Despite the challenges, close to 200 countries, with the notable exception of the United States, have agreed to the four goals and 23 targets that comprise the GBF – including a direct message for businesses and financial institutions to prepare to assess and disclose their risks, dependencies and impacts on biodiversity.
The headline target of ‘30x30’ intends to conserve 30 per cent of the world’s land, freshwater and ocean by 2030. For some, the goal is not ambitious enough falling short of the hoped-for defining Paris Agreement moment. Others argue the target cannot be measured or enforced, or that 30x30 is not based on science but merely sounds catchy. There is no doubt that 30x30 raises many questions, including whether the target should be global or national, which could be a problem for small countries with little space for nature. On the other hand, if a country, such as the Seychelles, already has more than 30 per cent of its land allocated as protected areas, could this result in a significant loss in nature?
Financial accord proved challenging with disappointed developing-country delegates walking out of negotiations over the particulars of international biodiversity funds. Nations with greater biodiversity; mostly in Africa, Asia and Latin America, maintain they should receive more funding to protect their biodiversity. The EU, however, argued that newer large economies, such as China and Brazil, need to contribute more. While a compromise was reached in the end, with developed countries pledging US$20 billion per year by 2025, increasing to US$30 billion per year by 2030, in biodiversity finance assistance to developing countries – this debate will surely continue long after the event.

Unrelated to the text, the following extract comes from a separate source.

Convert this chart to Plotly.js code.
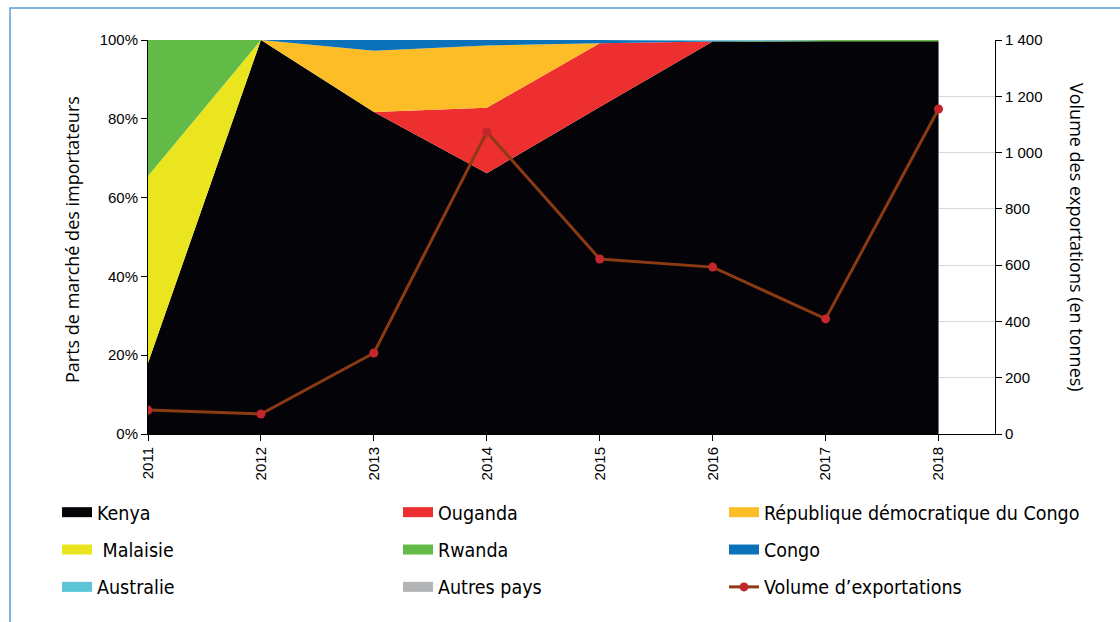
<!DOCTYPE html>
<html>
<head>
<meta charset="utf-8">
<script src="https://cdn.plot.ly/plotly-3.0.1.min.js"></script>
<style>html,body{margin:0;padding:0;background:#fff;}#chart{width:1120px;height:622px;}</style>
</head>
<body>
<div id="chart"></div>
<script>
const years = [2011, 2012, 2013, 2014, 2015, 2016, 2017, 2018];
const kenya     = [18.0, 100, 81.7, 66.2, 83.0, 99.6, 99.7, 99.7];
const ouganda   = [0, 0, 0, 16.6, 16.2, 0, 0, 0];
const rdc       = [0, 0, 15.6, 15.8, 0, 0, 0, 0];
const malaisie  = [47.5, 0, 0, 0, 0, 0, 0, 0];
const rwanda    = [34.5, 0, 0, 0, 0, 0, 0.3, 0.3];
const congo     = [0, 0, 2.7, 1.4, 0.8, 0.2, 0, 0];
const australie = [0, 0, 0, 0, 0, 0.2, 0, 0];
const autres    = [0, 0, 0, 0, 0, 0, 0, 0];
const volume    = [85, 71, 288, 1073, 622, 593, 409, 1155];

const seriesNames = ['Kenya', 'Ouganda', 'République démocratique du Congo', ' Malaisie', 'Rwanda', 'Congo', 'Australie', 'Autres pays'];
const seriesData = [kenya, ouganda, rdc, malaisie, rwanda, congo, australie, autres];
const seriesColors = ['#040308', '#ee2f2f', '#fdbd27', '#ebe51f', '#62bb46', '#0b72b9', '#5bc5d7', '#b2b4b5'];
const volumeName = 'Volume d’exportations';
const leftTitle = 'Parts de marché des importateurs';
const rightTitle = 'Volume des exportations (en tonnes)';

const legendIds = ['legend', 'legend2', 'legend3'];

const traces = seriesNames.map((n, i) => ({
  x: years, y: seriesData[i], name: n, type: 'scatter', mode: 'none',
  stackgroup: 'one', fill: 'tonexty', fillcolor: seriesColors[i],
  line: {width: 0}, hoverinfo: 'skip', showlegend: false
}));
traces.push({
  x: years, y: volume, name: volumeName, type: 'scatter', mode: 'lines+markers',
  yaxis: 'y2', line: {color: '#8b3a14', width: 3},
  marker: {color: '#c4262e', size: 9}, showlegend: false
});
// legend entries (no data, only legend swatches)
seriesNames.forEach((n, i) => {
  traces.push({
    x: [null], y: [null], name: n, type: 'scatter', mode: 'lines',
    line: {color: seriesColors[i], width: 15},
    legend: legendIds[i % 3], legendgroup: 'g' + i, showlegend: true, hoverinfo: 'skip'
  });
});
traces.push({
  x: [null], y: [null], name: volumeName, type: 'scatter', mode: 'lines+markers',
  yaxis: 'y2', line: {color: '#8b3a14', width: 3}, marker: {color: '#c4262e', size: 9},
  legend: 'legend3', legendgroup: 'g8', showlegend: true, hoverinfo: 'skip'
});

const L = 148, R = 995, T = 40, B = 434, W = 1120, H = 622;
const px = x => (x - L) / (R - L);
const py = y => (B - y) / (B - T);

const legendFont = {family: 'DejaVu Sans Condensed, Liberation Sans Narrow, sans-serif', size: 19.5, color: '#000'};
const mkLegend = (xPix) => ({
  orientation: 'v', xref: 'container', yref: 'container',
  x: (xPix - 5) / W, y: 1 - 493 / H, xanchor: 'left', yanchor: 'top',
  font: legendFont, tracegroupgap: 9, traceorder: 'grouped',
  bgcolor: 'rgba(0,0,0,0)', borderwidth: 0, itemwidth: 30
});

const layout = {
  width: W, height: H,
  margin: {l: L, r: W - R, t: T, b: H - B, autoexpand: false},
  paper_bgcolor: '#fff', plot_bgcolor: '#fff',
  font: {family: 'Liberation Sans, Arial, sans-serif', size: 15, color: '#000'},
  separators: ', ',
  showlegend: true,
  xaxis: {
    range: [2011, 2018.5], tickvals: years, ticktext: years.map(String),
    tickangle: -90, ticks: 'outside', ticklen: 6, tickcolor: '#000',
    showline: true, linecolor: '#000', linewidth: 1, showgrid: false, zeroline: false,
    tickfont: {size: 15}
  },
  yaxis: {
    range: [0, 100], dtick: 20, ticksuffix: '%', ticks: 'outside', ticklen: 6, tickcolor: '#000',
    showline: true, linecolor: '#000', linewidth: 1, showgrid: false, zeroline: false,
    tickfont: {size: 15}
  },
  yaxis2: {
    overlaying: 'y', side: 'right', range: [0, 1400], dtick: 200, separatethousands: true,
    ticks: 'outside', ticklen: 6, tickcolor: '#000',
    showline: true, linecolor: '#000', linewidth: 1, showgrid: true, gridcolor: '#d9d9d9', zeroline: false,
    tickfont: {size: 15}, layer: 'below traces'
  },
  legend: mkLegend(62),
  legend2: mkLegend(403),
  legend3: mkLegend(729),
  annotations: [{
    text: leftTitle, xref: 'paper', yref: 'paper',
    x: px(72), y: py(240), xanchor: 'center', yanchor: 'middle', textangle: -90, showarrow: false,
    font: {family: 'Open Sans, sans-serif', size: 18}
  }, {
    text: rightTitle, xref: 'paper', yref: 'paper',
    x: px(1077), y: py(237), xanchor: 'center', yanchor: 'middle', textangle: 90, showarrow: false,
    font: {family: 'Open Sans, sans-serif', size: 18}
  }],
  shapes: [{
    type: 'path', xref: 'paper', yref: 'paper',
    path: `M ${px(10)} ${py(640)} L ${px(10)} ${py(8)} L ${px(1130)} ${py(8)}`,
    line: {color: '#5b9bd5', width: 1.5}
  }]
};

Plotly.newPlot('chart', traces, layout, {displayModeBar: false, staticPlot: true});
</script>
</body>
</html>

The danger of establishing more ‘paper parks’ – areas which are protected by law to meet targets but are not adequately managed to bring any tangible benefits to nature – was also discussed. However, the real bone of contention is historical, as Indigenous Peoples and Local Communities (IPLCs) have suffered greatly in the past, thanks partly to area-based conservation practices, where they were forcibly displaced from their homelands. The final 30x30 target, along with six other targets, explicitly addresses the rights of the IPLCs, who are now recognised as key protectors of nature, which led to the International Indigenous Forum on Biodiversity stating that they “have spoken and you have heard us”.
Implications for business
Advancing progress to halt and reverse biodiversity loss by 2030 requires participation by all stakeholders – including business. Companies attending the event met at the Business and Biodiversity Forum to discuss impacts and actions for business. Luxury goods multinational Kering and premium beauty brand L’Occitane announced a €300 million fund for nature, and the World Economic Forum and PwC China launched a report titled: ‘The Global Biodiversity Framework and What it Means for Business’. The report highlights the criticality of innovation, investment and business models required to halt biodiversity loss, and considers how the GBF will impact businesses.

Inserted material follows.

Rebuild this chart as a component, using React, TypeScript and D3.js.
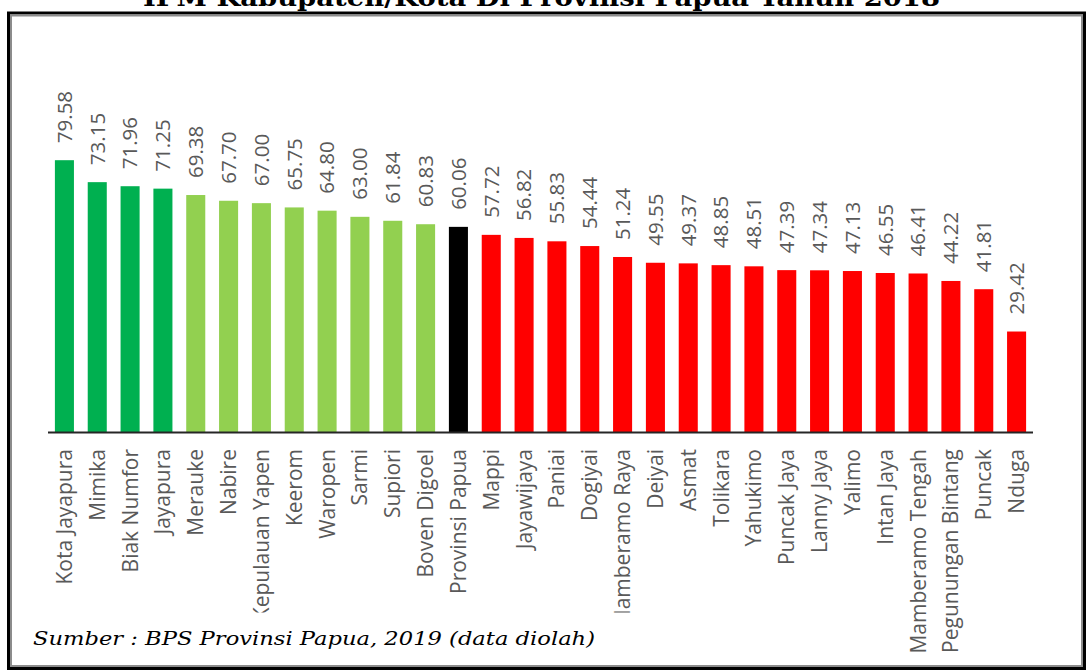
import React from "react";
import * as d3 from "d3";

const categories = [
  "Kota Jayapura", "Mimika", "Biak Numfor", "Jayapura", "Merauke", "Nabire",
  "Kepulauan Yapen", "Keerom", "Waropen", "Sarmi", "Supiori", "Boven Digoel",
  "Provinsi Papua", "Mappi", "Jayawijaya", "Paniai", "Dogiyai", "Mamberamo Raya",
  "Deiyai", "Asmat", "Tolikara", "Yahukimo", "Puncak Jaya", "Lanny Jaya",
  "Yalimo", "Intan Jaya", "Mamberamo Tengah", "Pegunungan Bintang", "Puncak", "Nduga",
];
const values = [
  79.58, 73.15, 71.96, 71.25, 69.38, 67.7, 67.0, 65.75, 64.8, 63.0, 61.84, 60.83,
  60.06, 57.72, 56.82, 55.83, 54.44, 51.24, 49.55, 49.37, 48.85, 48.51, 47.39, 47.34,
  47.13, 46.55, 46.41, 44.22, 41.81, 29.42,
];
const groups = [
  "high", "high", "high", "high", "mid", "mid", "mid", "mid", "mid", "mid", "mid", "mid",
  "prov", "low", "low", "low", "low", "low", "low", "low", "low", "low", "low", "low",
  "low", "low", "low", "low", "low", "low",
];
const groupColors: Record<string, string> = {
  high: "#00B050",
  mid: "#92D050",
  prov: "#000000",
  low: "#FF0000",
};
const yDomain = [0, 90];
const title = "IPM Kabupaten/Kota Di Provinsi Papua Tahun 2018";
const source = "Sumber : BPS Provinsi Papua, 2019 (data diolah)";

export default function App() {
  const W = 1086;
  const H = 670;
  const axisY = 432;
  const x = d3
    .scaleBand<string>()
    .domain(categories)
    .range([48, 1033])
    .paddingInner(0.42)
    .paddingOuter(0.21);
  const y = d3.scaleLinear().domain(yDomain).range([axisY, axisY - 307.4]);
  const fmt = d3.format(".2f");
  const textColor = "#595959";
  const sans = "'Open Sans', sans-serif";

  return (
    <svg
      width={W}
      height={H}
      style={{ position: "absolute", left: 0, top: 0, background: "#fff" }}
    >
      <defs>
        <clipPath id="labClip">
          <rect x={0} y={0} width={900} height={612.5} />
          <rect x={900} y={0} width={186} height={664} />
        </clipPath>
      </defs>
      <rect x={0} y={0} width={W} height={H} fill="#fff" />
      {/* frame */}
      <rect x={8.5} y={13} width={1076} height={655.5} fill="none" stroke="#000" strokeWidth={3} />
      <rect x={11} y={15.5} width={1071} height={650.5} fill="none" stroke="#8c8c8c" strokeWidth={2} />
      {/* title (cut off at the top edge, as in the reference) */}
      <text
        x={541.5}
        y={6}
        textAnchor="middle"
        fontFamily="'DejaVu Serif', serif"
        fontWeight="bold"
        fontSize={24}
        textLength={797}
        lengthAdjust="spacingAndGlyphs"
        fill="#000"
      >
        {title}
      </text>
      {/* bars */}
      {categories.map((c, i) => (
        <rect
          key={c}
          x={x(c)}
          y={y(values[i])}
          width={x.bandwidth()}
          height={axisY - y(values[i])}
          fill={groupColors[groups[i]]}
        />
      ))}
      {/* axis line */}
      <line x1={48} x2={1033} y1={axisY + 0.5} y2={axisY + 0.5} stroke="#262626" strokeWidth={2} />
      {/* value labels */}
      {categories.map((c, i) => {
        const cx = (x(c) as number) + x.bandwidth() / 2;
        return (
          <text
            key={"v" + c}
            transform={`translate(${cx},${y(values[i]) - 17}) rotate(-90)`}
            dy="0.36em"
            fontFamily={sans}
            fontSize={20.5}
            fill={textColor}
          >
            {fmt(values[i])}
          </text>
        );
      })}
      {/* category labels */}
      <g clipPath="url(#labClip)">
        {categories.map((c) => {
          const cx = (x(c) as number) + x.bandwidth() / 2;
          return (
            <text
              key={"c" + c}
              transform={`translate(${cx},449) rotate(-90)`}
              textAnchor="end"
              dy="0.36em"
              fontFamily={sans}
              fontSize={21}
              fill={textColor}
            >
              {c}
            </text>
          );
        })}
      </g>
      {/* source */}
      <text
        x={33}
        y={645}
        fontFamily="'DejaVu Serif', serif"
        fontStyle="italic"
        fontSize={18}
        textLength={562}
        lengthAdjust="spacingAndGlyphs"
        fill="#000"
      >
        {source}
      </text>
    </svg>
  );
}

Many companies also supported a call to make biodiversity reporting mandatory for businesses and signatories include key Risilience clients Burberry and Nestlé. While all companies should take heed, the final Target 15 of the GBF does weaken the language by bringing the focus to taking legal, administrative or policy measures to ‘encourage and enable’ business to monitor, assess and transparently disclose their risks, dependencies and impacts on biodiversity – rather than making such disclosure mandatory. Despite this, some countries might be encouraged to decide on requirements for all large and transnational companies and financial institutions, which could include operations, supply and value chains, and portfolios.
Prepare to act on opportunity
While mandatory disclosure is not part of the final text, there is growing momentum for what is seen as a potentially transformative target of the GBF compelling governments to require disclosure from businesses. Proactive corporates already recognising the business risk that climate change and biodiversity loss bring, and incorporating these variables as part of their business strategy, are more likely to mitigate impacts – and be ready to act on opportunities presented by the transition to a low-carbon economy. COP15 may not have delivered an equivalent to the Paris Agreement for nature, but the Kunming-Montreal GBF indicates a direction of travel that business as well as government must prepare for.